### [Goal of the exercise]
Skip all pictures. Write out the data below from its first line through the line that contains "(121,463) rectangle (599,526);".

### [Supplied information]
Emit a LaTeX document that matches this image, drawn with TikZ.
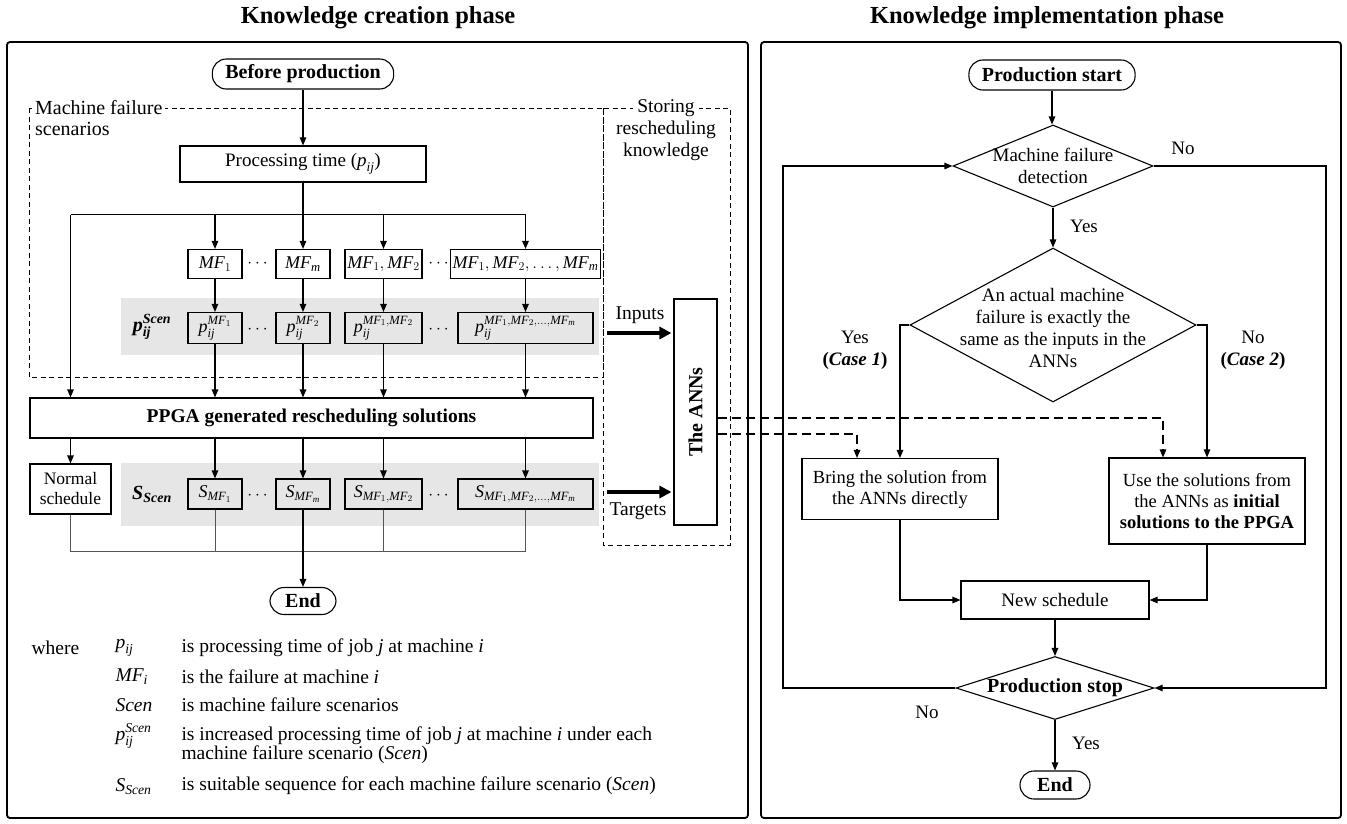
\documentclass[tikz,border=0pt]{standalone}
\usepackage{amsmath}
\usepackage{fontspec}
\setmainfont{Liberation Serif}
\usetikzlibrary{shapes.geometric,arrows.meta,calc}

\definecolor{bandgray}{RGB}{230,230,230}
\definecolor{linkgray}{RGB}{85,85,85}
\newcommand{\fz}[2]{\fontsize{#1}{#2}\selectfont}
% italic and bold-italic symbols set in the text face
\newcommand{\vi}[1]{\textit{#1}}
\newcommand{\vb}[1]{\textbf{\textit{#1}}}

\tikzset{
  >={Triangle[length=8pt,width=6.5pt]},
  wire/.style={line width=1.1pt},
  flow/.style={wire,->},
  dflow/.style={wire,->,dash pattern=on 9pt off 5pt},
  joinline/.style={line width=1pt,draw=linkgray},
  frame/.style={line width=1.8pt,rounded corners=3pt},
  zone/.style={line width=1pt,dash pattern=on 5pt off 3.5pt},
  box/.style={draw,line width=1.1pt,align=center,inner sep=2pt,font=\fz{19}{22}},
  mbox/.style={box,font=\fz{18}{21},minimum height=29pt},
  term/.style={draw,line width=1.1pt,rounded corners=14pt,inner xsep=13pt,
               minimum height=30pt,font=\fz{20}{23}\bfseries},
  dshape/.style={draw,diamond,line width=1.1pt,inner sep=0pt},
  txt/.style={align=center,font=\fz{19}{22}},
  lgd/.style={anchor=west,font=\fz{19.5}{22}},
  bigarrow/.style={line width=4pt,-{Triangle[length=12pt,width=12pt]}},
}

\begin{document}
\begin{tikzpicture}[x=1pt,y=-1pt]
\useasboundingbox (0,0) rectangle (1347,823);
\fill[white] (0,0) rectangle (1347,823);

% ---------- headings and frames ----------
\node[font=\fz{24.5}{28}\bfseries] (headL) at (378,18) {Knowledge creation phase};
\node[font=\fz{24.5}{28}\bfseries] (headR) at (1047,18) {Knowledge implementation phase};
\draw[frame] (7,42) rectangle (748,818);
\draw[frame] (761,42) rectangle (1341,818);

% ---------- shaded rows ----------
\fill[bandgray] (121,298) rectangle (599,355);
\fill[bandgray] (121,463) rectangle (599,526);

% ---------- dashed groups ----------
\draw[zone] (29,108) rectangle (603,377);
\draw[zone] (603,108) rectangle (730,545);
\node[fill=white,inner sep=3pt,anchor=west,font=\fz{20}{23}] (mfsA) at (32,108) {Machine failure};
\node[inner sep=0pt,anchor=west,font=\fz{20}{23}] (mfsB) at (35,129) {scenarios};
\node[fill=white,inner xsep=4pt,inner ysep=2pt,font=\fz{19.5}{22}] (stA) at (666,108) {Storing};
\node[txt,font=\fz{19.5}{22}] (stB) at (666,141) {rescheduling\\knowledge};

% ---------- knowledge creation flow ----------
\node[term] (bp) at (303,74) {Before production};
\node[box,minimum width=246pt,minimum height=36pt] (pt) at (303,164) {Processing time ($\vi{p}_{\vi{ij}}$)};

\node[mbox,fill=white,minimum width=54pt] (mf1) at (215,264) {$\vi{MF}_1$};
\node[font=\fz{17}{20}] (dA) at (259,264) {$\cdots$};
\node[mbox,fill=white,minimum width=54pt] (mfm) at (303,264) {$\vi{MF}_{\vi{m}}$};
\node[mbox,fill=white,minimum width=77pt] (mf12) at (383.5,264) {$\vi{MF}_1,\vi{MF}_2$};
\node[font=\fz{17}{20}] (dB) at (440,264) {$\cdots$};
\node[mbox,fill=white,minimum width=135pt] (mfa) at (525.5,264) {$\vi{MF}_1,\vi{MF}_2,\ldots,\vi{MF}_{\vi{m}}$};

\node[font=\fz{20}{23}] (pS) at (152,327) {$\vb{p}_{\vb{ij}}^{\vb{Scen}}$};
\node[mbox,minimum width=54pt,minimum height=31pt] (p1) at (215,328) {$\vi{p}_{\vi{ij}}^{\vi{MF}_1}$};
\node[font=\fz{17}{20}] (dC) at (259,330) {$\cdots$};
\node[mbox,minimum width=54pt,minimum height=31pt] (pm) at (303,328) {$\vi{p}_{\vi{ij}}^{\vi{MF}_2}$};
\node[mbox,minimum width=77pt,minimum height=31pt] (p12) at (383.5,328) {$\vi{p}_{\vi{ij}}^{\vi{MF}_1,\vi{MF}_2}$};
\node[font=\fz{17}{20}] (dD) at (440,330) {$\cdots$};
\node[mbox,minimum width=135pt,minimum height=31pt] (pa) at (525.5,328) {$\vi{p}_{\vi{ij}}^{\vi{MF}_1,\vi{MF}_2,\ldots,\vi{MF}_{\vi{m}}}$};

\node[box,minimum width=563pt,minimum height=40pt,font=\fz{19.5}{23}\bfseries] (ppga) at (311.5,418)
  {PPGA generated rescheduling solutions};

\node[box,minimum width=81pt,minimum height=50pt,font=\fz{17.5}{20}] (ns) at (70.5,489) {Normal\\schedule};
\node[font=\fz{20}{23}] (sS) at (152,494) {$\vb{S}_{\vb{Scen}}$};
\node[mbox,minimum width=54pt,minimum height=30pt] (s1) at (215,494) {$\vi{S}_{\vi{MF}_1}$};
\node[font=\fz{17}{20}] (dE) at (259,496) {$\cdots$};
\node[mbox,minimum width=54pt,minimum height=30pt] (sm) at (303,494) {$\vi{S}_{\vi{MF}_{\vi{m}}}$};
\node[mbox,minimum width=77pt,minimum height=30pt] (s12) at (383.5,494) {$\vi{S}_{\vi{MF}_1,\vi{MF}_2}$};
\node[font=\fz{17}{20}] (dF) at (440,496) {$\cdots$};
\node[mbox,minimum width=135pt,minimum height=30pt] (sa) at (525.5,494) {$\vi{S}_{\vi{MF}_1,\vi{MF}_2,\ldots,\vi{MF}_{\vi{m}}}$};

\node[term,minimum width=66pt,inner xsep=6pt,minimum height=27pt] (endL) at (303,601) {End};

% ANN block with its inputs and targets
\node[draw,line width=1.1pt,minimum width=43pt,minimum height=226pt,inner sep=0pt] (anns) at (695.5,412) {};
\node[rotate=90,font=\fz{20}{23}\bfseries] (annsT) at (anns.center) {The ANNs};
\coordinate (inA) at (607,333);
\coordinate (tgA) at (607,492);
\draw[bigarrow,shorten >=2pt] (inA) -- (inA -| anns.west);
\draw[bigarrow,shorten >=2pt] (tgA) -- (tgA -| anns.west);
\node[font=\fz{19.5}{22}] (inL) at (640,315) {Inputs};
\node[font=\fz{19.5}{22}] (tgL) at (638,511) {Targets};

% connectors of the creation phase
\draw[flow] (bp.south) -- (pt.north);
\path (pt.south) ++(0,32) coordinate (brM);
\draw[wire] (ns.north |- brM) -- (mfa.north |- brM);
\draw[flow] (pt.south) -- (mfm.north);
\draw[flow] (mf1.north |- brM) -- (mf1.north);
\draw[flow] (mf12.north |- brM) -- (mf12.north);
\draw[flow] (mfa.north |- brM) -- (mfa.north);
\draw[flow] (ns.north |- brM) -- (ns.north |- ppga.north);
\foreach \a/\b in {mf1/p1,mfm/pm,mf12/p12,mfa/pa}{
  \draw[flow] (\a.south) -- (\b.north);
  \draw[flow] (\b.south) -- (\b.south |- ppga.north);
}
\foreach \s in {s1,sm,s12,sa}{
  \draw[flow] (\s.north |- ppga.south) -- (\s.north);
}
\draw[flow] (ns.north |- ppga.south) -- (ns.north);
\path (ns.south) ++(0,37) coordinate (bot);
\draw[joinline] (ns.south) -- (ns.south |- bot) -- (sa.south |- bot) -- (sa.south);
\draw[joinline] (s1.south) -- (s1.south |- bot);
\draw[joinline] (s12.south) -- (s12.south |- bot);
\draw[flow] (sm.south) -- (endL.north);

% ---------- legend ----------
\node[lgd] (lgW) at (28,648) {where};
\node[lgd] (lg1s) at (112,648) {$\vi{p}_{\vi{ij}}$};
\node[lgd] (lg1t) at (178,648) {is processing time of job \vi{j} at machine \vi{i}};
\node[lgd] (lg2s) at (112,677) {$\vi{MF}_{\vi{i}}$};
\node[lgd] (lg2t) at (178,677) {is the failure at machine \vi{i}};
\node[lgd] (lg3s) at (112,705) {\vi{Scen}};
\node[lgd] (lg3t) at (178,705) {is machine failure scenarios};
\node[lgd] (lg4s) at (112,736) {$\vi{p}_{\vi{ij}}^{\vi{Scen}}$};
\node[lgd,anchor=north west,align=left,font=\fz{19.5}{19.5}] (lg4t) at (178,723)
  {is increased processing time of job \vi{j} at machine \vi{i} under each\\machine failure scenario (\vi{Scen})};
\node[lgd] (lg5s) at (112,787) {$\vi{S}_{\vi{Scen}}$};
\node[lgd] (lg5t) at (178,786) {is suitable sequence for each machine failure scenario (\vi{Scen})};

% ---------- knowledge implementation flow ----------
\node[term] (ps) at (1052,75) {Production start};
\node[dshape,minimum width=200pt,minimum height=82pt] (d1) at (1053,166) {};
\node[txt] (d1t) at (d1.center) {Machine failure\\detection};
\node[dshape,minimum width=286pt,minimum height=154pt] (d2) at (1053,325) {};
\node[txt,font=\fz{19}{22.3}] (d2t) at (1053,328) {An actual machine\\failure is exactly the\\same as the inputs in the\\ANNs};
\node[box,font=\fz{18.5}{21},minimum width=196pt,minimum height=61pt] (bring) at (900,489) {Bring the solution from\\the ANNs directly};
\node[box,font=\fz{18.5}{21},minimum width=196pt,minimum height=86pt] (use) at (1207,501)
  {Use the solutions from\\the ANNs as \textbf{initial}\\\textbf{solutions to the PPGA}};
\node[box,minimum width=188pt,minimum height=38pt] (ns2) at (1055,600) {New schedule};
\node[dshape,minimum width=198pt,minimum height=63pt] (d3) at (1055,688) {};
\node[txt,font=\fz{20}{23}\bfseries] (d3t) at (d3.center) {Production stop};
\node[term,minimum width=70pt,inner xsep=6pt,minimum height=28pt] (endR) at (1055,785) {End};

\draw[flow] (ps.south) -- (ps.south |- d1.north);
\draw[flow] (d1.south) -- (d2.north);
\draw[flow] (d2.west) -| (bring.north);
\draw[flow] (d2.east) -| (use.north);
\draw[flow] (bring.south) |- (ns2.west);
\draw[flow] (use.south) |- (ns2.east);
\draw[flow] (ns2.south) -- (d3.north);
\draw[flow] (d3.south) -- (endR.north);
\coordinate (loopL) at (783,400);
\coordinate (loopR) at (1326,400);
\draw[flow] (d3.west) -| (loopL) |- (d1.west);
\draw[flow] (d1.east) -| (loopR) |- (d3.east);

% links from the trained networks
\coordinate (ka) at ([yshift=-6pt]anns.east);
\coordinate (kb) at ([yshift=-22pt]anns.east);
\draw[dflow] (ka) -| ([xshift=-44pt]use.north);
\draw[dflow] (kb) -| ([xshift=-43pt]bring.north);

% branch labels
\node[txt] (lbNo1) at (1183,148) {No};
\node[txt] (lbYes1) at (1084,226) {Yes};
\node[txt] (lbC1) at (855,350) {Yes\\\textbf{(\textit{Case 1})}};
\node[txt] (lbC2) at (1253,350) {No\\\textbf{(\textit{Case 2})}};
\node[txt] (lbNo2) at (927,712) {No};
\node[txt] (lbYes2) at (1086,743) {Yes};
\end{tikzpicture}
\end{document}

### [Written answer]
Emit a LaTeX document that matches this image, drawn with TikZ.
\documentclass[tikz,border=0pt]{standalone}
\usepackage{amsmath}
\usepackage{fontspec}
\setmainfont{Liberation Serif}
\usetikzlibrary{shapes.geometric,arrows.meta,calc}

\definecolor{bandgray}{RGB}{230,230,230}
\definecolor{linkgray}{RGB}{85,85,85}
\newcommand{\fz}[2]{\fontsize{#1}{#2}\selectfont}
% italic and bold-italic symbols set in the text face
\newcommand{\vi}[1]{\textit{#1}}
\newcommand{\vb}[1]{\textbf{\textit{#1}}}

\tikzset{
  >={Triangle[length=8pt,width=6.5pt]},
  wire/.style={line width=1.1pt},
  flow/.style={wire,->},
  dflow/.style={wire,->,dash pattern=on 9pt off 5pt},
  joinline/.style={line width=1pt,draw=linkgray},
  frame/.style={line width=1.8pt,rounded corners=3pt},
  zone/.style={line width=1pt,dash pattern=on 5pt off 3.5pt},
  box/.style={draw,line width=1.1pt,align=center,inner sep=2pt,font=\fz{19}{22}},
  mbox/.style={box,font=\fz{18}{21},minimum height=29pt},
  term/.style={draw,line width=1.1pt,rounded corners=14pt,inner xsep=13pt,
               minimum height=30pt,font=\fz{20}{23}\bfseries},
  dshape/.style={draw,diamond,line width=1.1pt,inner sep=0pt},
  txt/.style={align=center,font=\fz{19}{22}},
  lgd/.style={anchor=west,font=\fz{19.5}{22}},
  bigarrow/.style={line width=4pt,-{Triangle[length=12pt,width=12pt]}},
}

\begin{document}
\begin{tikzpicture}[x=1pt,y=-1pt]
\useasboundingbox (0,0) rectangle (1347,823);
\fill[white] (0,0) rectangle (1347,823);

% ---------- headings and frames ----------
\node[font=\fz{24.5}{28}\bfseries] (headL) at (378,18) {Knowledge creation phase};
\node[font=\fz{24.5}{28}\bfseries] (headR) at (1047,18) {Knowledge implementation phase};
\draw[frame] (7,42) rectangle (748,818);
\draw[frame] (761,42) rectangle (1341,818);

% ---------- shaded rows ----------
\fill[bandgray] (121,298) rectangle (599,355);
\fill[bandgray] (121,463) rectangle (599,526);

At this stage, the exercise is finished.